Figure 6. Proportion of clear days (mean cloud cover < 10% ) for each flight box. Values in boxes are the proportion of clear days for that box

Campaign Simulations

In order to estimate how successful our campaign might be, we conducted a simulation using the MODIS aqua and terra cloud data.

  1. Calculate mean cloud cover for each flight box for each day in the temporal window of interest (October-December, 2000 to present).

  2. Rank flight boxes in descending order of cloud cover.

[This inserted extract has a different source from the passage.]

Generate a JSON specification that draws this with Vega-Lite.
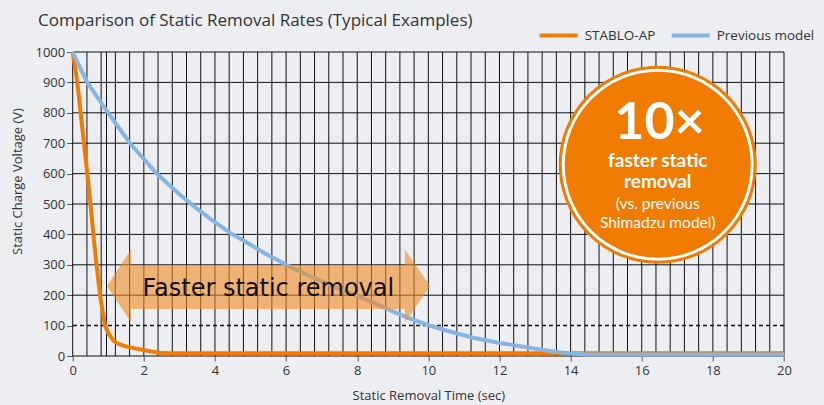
{
  "$schema": "https://vega.github.io/schema/vega-lite/v6.json",
  "width": 711.3,
  "height": 304,
  "autosize": "none",
  "padding": {"left": 72.7, "top": 52, "right": 40, "bottom": 49},
  "background": "#eceef1",
  "title": {
    "text": "Comparison of Static Removal Rates (Typical Examples)",
    "anchor": "start",
    "frame": "group",
    "dx": -34.7,
    "dy": 27,
    "offset": 12,
    "font": "Open Sans",
    "fontSize": 17,
    "fontWeight": "normal",
    "color": "#333333"
  },
  "resolve": {"axis": {"x": "independent", "y": "independent"}},
  "config": {
    "view": {"stroke": null},
    "axis": {
      "labelFont": "Open Sans",
      "labelFontSize": 13,
      "labelColor": "#333333",
      "titleFont": "Open Sans",
      "titleFontSize": 13,
      "titleFontWeight": "normal",
      "titleColor": "#333333",
      "tickColor": "#555555",
      "domain": false,
      "grid": false,
      "labelOverlap": false
    },
    "legend": {
      "orient": "none",
      "legendX": 465,
      "legendY": -37.5,
      "direction": "horizontal",
      "symbolType": "stroke",
      "symbolSize": 1444,
      "symbolStrokeWidth": 4,
      "labelFont": "Open Sans",
      "labelFontSize": 13.5,
      "labelColor": "#333333",
      "labelOffset": 5,
      "columnPadding": 8,
      "padding": 0,
      "title": null
    }
  },
  "datasets": {
    "vgrid": [
      {"t": 0}, {"t": 0.4}, {"t": 0.8}, {"t": 0.95}, {"t": 1.2}, {"t": 1.6},
      {"t": 2}, {"t": 2.4}, {"t": 2.8}, {"t": 3.2}, {"t": 3.6},
      {"t": 4}, {"t": 4.4}, {"t": 4.8}, {"t": 5.2}, {"t": 5.6},
      {"t": 6}, {"t": 6.4}, {"t": 6.8}, {"t": 7.2}, {"t": 7.6},
      {"t": 8}, {"t": 8.4}, {"t": 8.8}, {"t": 9.2}, {"t": 9.6},
      {"t": 10}, {"t": 10.4}, {"t": 10.8}, {"t": 11.2}, {"t": 11.6},
      {"t": 12}, {"t": 12.4}, {"t": 12.8}, {"t": 13.2}, {"t": 13.6},
      {"t": 14}, {"t": 14.4}, {"t": 14.8}, {"t": 15.2}, {"t": 15.6},
      {"t": 16}, {"t": 16.4}, {"t": 16.8}, {"t": 17.2}, {"t": 17.6},
      {"t": 18}, {"t": 18.4}, {"t": 18.8}, {"t": 19.2}, {"t": 19.6},
      {"t": 20}
    ],
    "hgrid": [
      {"v": 0}, {"v": 200}, {"v": 300}, {"v": 400}, {"v": 500},
      {"v": 600}, {"v": 700}, {"v": 800}, {"v": 900}, {"v": 1000}
    ],
    "dashed": [{"v": 100}],
    "stablo": [
      {"t": 0, "v": 1000, "series": "STABLO-AP"},
      {"t": 0.13, "v": 900, "series": "STABLO-AP"},
      {"t": 0.27, "v": 750, "series": "STABLO-AP"},
      {"t": 0.41, "v": 600, "series": "STABLO-AP"},
      {"t": 0.5, "v": 500, "series": "STABLO-AP"},
      {"t": 0.58, "v": 400, "series": "STABLO-AP"},
      {"t": 0.67, "v": 300, "series": "STABLO-AP"},
      {"t": 0.77, "v": 200, "series": "STABLO-AP"},
      {"t": 0.85, "v": 140, "series": "STABLO-AP"},
      {"t": 0.91, "v": 100, "series": "STABLO-AP"},
      {"t": 1.0, "v": 75, "series": "STABLO-AP"},
      {"t": 1.15, "v": 50, "series": "STABLO-AP"},
      {"t": 1.3, "v": 39, "series": "STABLO-AP"},
      {"t": 1.55, "v": 30, "series": "STABLO-AP"},
      {"t": 1.75, "v": 25, "series": "STABLO-AP"},
      {"t": 2.0, "v": 20, "series": "STABLO-AP"},
      {"t": 2.2, "v": 15, "series": "STABLO-AP"},
      {"t": 2.45, "v": 11, "series": "STABLO-AP"},
      {"t": 2.7, "v": 9, "series": "STABLO-AP"},
      {"t": 20, "v": 9, "series": "STABLO-AP"}
    ],
    "previous": [
      {"t": 0, "v": 1000, "series": "Previous model"},
      {"t": 0.2, "v": 950, "series": "Previous model"},
      {"t": 0.41, "v": 900, "series": "Previous model"},
      {"t": 0.7, "v": 850, "series": "Previous model"},
      {"t": 1.0, "v": 800, "series": "Previous model"},
      {"t": 1.3, "v": 750, "series": "Previous model"},
      {"t": 1.61, "v": 700, "series": "Previous model"},
      {"t": 2.0, "v": 648, "series": "Previous model"},
      {"t": 2.36, "v": 600, "series": "Previous model"},
      {"t": 2.7, "v": 564, "series": "Previous model"},
      {"t": 3.0, "v": 532, "series": "Previous model"},
      {"t": 3.5, "v": 484, "series": "Previous model"},
      {"t": 4.0, "v": 440, "series": "Previous model"},
      {"t": 4.42, "v": 405, "series": "Previous model"},
      {"t": 4.8, "v": 380, "series": "Previous model"},
      {"t": 5.4, "v": 338, "series": "Previous model"},
      {"t": 6.0, "v": 300, "series": "Previous model"},
      {"t": 6.5, "v": 272, "series": "Previous model"},
      {"t": 7.0, "v": 246, "series": "Previous model"},
      {"t": 7.5, "v": 221, "series": "Previous model"},
      {"t": 8.0, "v": 198, "series": "Previous model"},
      {"t": 8.5, "v": 173, "series": "Previous model"},
      {"t": 9.0, "v": 147, "series": "Previous model"},
      {"t": 9.5, "v": 122, "series": "Previous model"},
      {"t": 10.05, "v": 100, "series": "Previous model"},
      {"t": 10.5, "v": 84, "series": "Previous model"},
      {"t": 11.26, "v": 60, "series": "Previous model"},
      {"t": 12.0, "v": 43, "series": "Previous model"},
      {"t": 12.76, "v": 29, "series": "Previous model"},
      {"t": 13.5, "v": 15, "series": "Previous model"},
      {"t": 14.07, "v": 7, "series": "Previous model"},
      {"t": 14.5, "v": 5, "series": "Previous model"},
      {"t": 20, "v": 5, "series": "Previous model"}
    ],
    "arrowBody": [{"t": 1.64, "t2": 9.34, "top": 299, "bot": 155}],
    "arrowLeft": [{"t": 1.64, "v": 230.5}],
    "arrowRight": [{"t": 9.34, "v": 230.5}],
    "arrowText": [{"t": 5.5, "v": 222, "label": "Faster static removal"}],
    "badge": [{"t": 16.45, "v": 629}],
    "badgeBig": [{"t": 16.5, "v": 767, "label": "10×"}],
    "badgeMid": [
      {"t": 16.45, "v": 641, "label": "faster static"},
      {"t": 16.45, "v": 572, "label": "removal"}
    ],
    "badgeSmall": [
      {"t": 16.45, "v": 501, "label": "(vs. previous"},
      {"t": 16.45, "v": 437, "label": "Shimadzu model)"}
    ]
  },
  "layer": [
    {
      "data": {"name": "vgrid"},
      "mark": {"type": "rule", "color": "#111111", "strokeWidth": 1},
      "encoding": {
        "x": {
          "field": "t", "type": "quantitative",
          "scale": {"domain": [0, 20], "nice": false, "zero": false},
          "axis": {
            "orient": "bottom",
            "values": [0, 2, 4, 6, 8, 10, 12, 14, 16, 18, 20],
            "title": "Static Removal Time (sec)",
            "tickSize": 5,
            "labelPadding": 3,
            "titlePadding": 12,
            "labelFlush": false,
            "labelOverlap": false
          }
        }
      }
    },
    {
      "data": {"name": "hgrid"},
      "mark": {"type": "rule", "color": "#111111", "strokeWidth": 1},
      "encoding": {
        "y": {
          "field": "v", "type": "quantitative",
          "scale": {"domain": [0, 1000], "nice": false},
          "axis": {
            "orient": "left",
            "values": [0, 100, 200, 300, 400, 500, 600, 700, 800, 900, 1000],
            "format": "d",
            "title": "Static Charge Voltage (V)",
            "tickSize": 6,
            "labelPadding": 2,
            "labelOverlap": false,
            "titleX": -54.7,
            "titleY": 129,
            "titleAlign": "center",
            "titleBaseline": "middle",
            "titleAngle": -90
          }
        }
      }
    },
    {
      "data": {"name": "dashed"},
      "mark": {"type": "rule", "color": "#111111", "strokeWidth": 1.5, "strokeDash": [4, 3]},
      "encoding": {
        "y": {"field": "v", "type": "quantitative", "axis": null}
      }
    },
    {
      "data": {"name": "stablo"},
      "mark": {"type": "line", "strokeWidth": 4},
      "encoding": {
        "x": {"field": "t", "type": "quantitative", "axis": null},
        "y": {"field": "v", "type": "quantitative", "axis": null},
        "color": {
          "field": "series", "type": "nominal",
          "scale": {"domain": ["STABLO-AP", "Previous model"], "range": ["#ef7b00", "#88b4e2"]}
        }
      }
    },
    {
      "data": {"name": "previous"},
      "mark": {"type": "line", "strokeWidth": 4},
      "encoding": {
        "x": {"field": "t", "type": "quantitative", "axis": null},
        "y": {"field": "v", "type": "quantitative", "axis": null},
        "color": {"field": "series", "type": "nominal"}
      }
    },
    {
      "data": {"name": "arrowBody"},
      "mark": {"type": "rect", "color": "#f08a24", "opacity": 0.6},
      "encoding": {
        "x": {"field": "t", "type": "quantitative", "axis": null},
        "x2": {"field": "t2"},
        "y": {"field": "top", "type": "quantitative", "axis": null},
        "y2": {"field": "bot"}
      }
    },
    {
      "data": {"name": "arrowLeft"},
      "mark": {"type": "point", "shape": "M0,-1L-0.656,0L0,1Z", "filled": true, "color": "#f08a24", "opacity": 0.6, "size": 5358, "strokeWidth": 0},
      "encoding": {
        "x": {"field": "t", "type": "quantitative", "axis": null},
        "y": {"field": "v", "type": "quantitative", "axis": null}
      }
    },
    {
      "data": {"name": "arrowRight"},
      "mark": {"type": "point", "shape": "M0,-1L0.69,0L0,1Z", "filled": true, "color": "#f08a24", "opacity": 0.6, "size": 5358, "strokeWidth": 0},
      "encoding": {
        "x": {"field": "t", "type": "quantitative", "axis": null},
        "y": {"field": "v", "type": "quantitative", "axis": null}
      }
    },
    {
      "data": {"name": "arrowText"},
      "mark": {"type": "text", "font": "DejaVu Sans", "fontSize": 24, "color": "#111111", "align": "center", "baseline": "middle"},
      "encoding": {
        "x": {"field": "t", "type": "quantitative", "axis": null},
        "y": {"field": "v", "type": "quantitative", "axis": null},
        "text": {"field": "label"}
      }
    },
    {
      "data": {"name": "badge"},
      "mark": {"type": "point", "shape": "circle", "filled": true, "color": "#ffffff", "opacity": 1, "size": 36864},
      "encoding": {
        "x": {"field": "t", "type": "quantitative", "axis": null},
        "y": {"field": "v", "type": "quantitative", "axis": null}
      }
    },
    {
      "data": {"name": "badge"},
      "mark": {"type": "point", "shape": "circle", "filled": true, "color": "#ef7b00", "opacity": 1, "size": 34596},
      "encoding": {
        "x": {"field": "t", "type": "quantitative", "axis": null},
        "y": {"field": "v", "type": "quantitative", "axis": null}
      }
    },
    {
      "data": {"name": "badge"},
      "mark": {"type": "point", "shape": "circle", "filled": false, "stroke": "#ef7b00", "strokeWidth": 3, "opacity": 1, "size": 38025},
      "encoding": {
        "x": {"field": "t", "type": "quantitative", "axis": null},
        "y": {"field": "v", "type": "quantitative", "axis": null}
      }
    },
    {
      "data": {"name": "badgeBig"},
      "mark": {"type": "text", "font": "Lato", "fontSize": 52, "fontWeight": "bold", "color": "#ffffff", "align": "center", "baseline": "middle"},
      "encoding": {
        "x": {"field": "t", "type": "quantitative", "axis": null},
        "y": {"field": "v", "type": "quantitative", "axis": null},
        "text": {"field": "label"}
      }
    },
    {
      "data": {"name": "badgeMid"},
      "mark": {"type": "text", "font": "Lato", "fontSize": 19, "fontWeight": "bold", "color": "#ffffff", "align": "center", "baseline": "middle"},
      "encoding": {
        "x": {"field": "t", "type": "quantitative", "axis": null},
        "y": {"field": "v", "type": "quantitative", "axis": null},
        "text": {"field": "label"}
      }
    },
    {
      "data": {"name": "badgeSmall"},
      "mark": {"type": "text", "font": "Lato", "fontSize": 15.5, "color": "#ffffff", "align": "center", "baseline": "middle"},
      "encoding": {
        "x": {"field": "t", "type": "quantitative", "axis": null},
        "y": {"field": "v", "type": "quantitative", "axis": null},
        "text": {"field": "label"}
      }
    }
  ]
}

  3. For each day in time time series:

  1. If there are at least 60 days in which to sampling, continue. Else, skip.
  2. Sample the highest ranking (i.e. hardest to sample) site that is below 5% cloud cover (if any) and hasn’t been sampled.
  3. Repeat b until all sites have been sampled or no more time remains
  #code underlying simulations available in the file "R/flight_window.R"

   
      #readRDS("data/temp/sim_output_10pct.RDS")%>%
      readRDS("data/temp/sim_output_05pct.RDS")%>%
        #readRDS("data/temp/sim_output_01pct.RDS")%>%  
        na.omit()%>%
        group_by(start_date)%>%
        summarise(sites_done = sum(!is.na(box_id)),
                  mean_cc = mean(na.omit(cloud_cover)),
                  days_taken = max(date)-min(start_date)+1)%>%
        ungroup()%>%
        mutate(day_of_year = yday(as_date(start_date)),
               year = year(as_date(start_date)))%>%
        group_by(day_of_year)%>%
        summarise(q0 = quantile(days_taken,probs=0),
                  q25 = quantile(days_taken,probs=0.05),
                  q50 = quantile(days_taken,probs=0.5),
                  q75 = quantile(days_taken,probs=0.95),
                  q1 = quantile(days_taken,probs=1)
        ) %>%
        mutate(date = as.Date(day_of_year,origin="2022-12-31"))%>%
        mutate(start_of_month = floor_date(date,unit = "month"),
               month_label = month(start_of_month,label = TRUE),
               julian_label = yday(start_of_month),
               day_of_month = mday(date),
               md_label = paste(month_label,"-",day_of_month,sep = ""))->test
      
      test %>%    
        ggplot()+
        geom_ribbon(aes(ymin=q0,ymax=q1, x = day_of_year),col="grey",alpha=0.2)+
        geom_ribbon(aes(ymin=q25,ymax=q75, x = day_of_year),col="grey",alpha=0.5)+
        geom_line(aes(x=day_of_year,y=q50))+
        geom_hline(yintercept = 37,lty=2)+
        scale_x_continuous(breaks = test$day_of_year,
                           labels = test$md_label)+ #note: it seems like it should be possible to inherit these
        ylab("Flight Days Needed")+
        xlab("Campaign Starting Day")+
        geom_text(label = "estimated total number of flight days",
                  y=37.3,
                  x=280)+
        theme(axis.text.x = element_text(angle = 90, vjust = 0.5, hjust=1)) 
Figure 6. Estimated length of time needed to finish campaign. The dark grey area represents the 50% CI, the light gray the  90% CI, and the solid line represents the median.

Figure 6. Estimated length of time needed to finish campaign. The dark grey area represents the 50% CI, the light gray the 90% CI, and the solid line represents the median.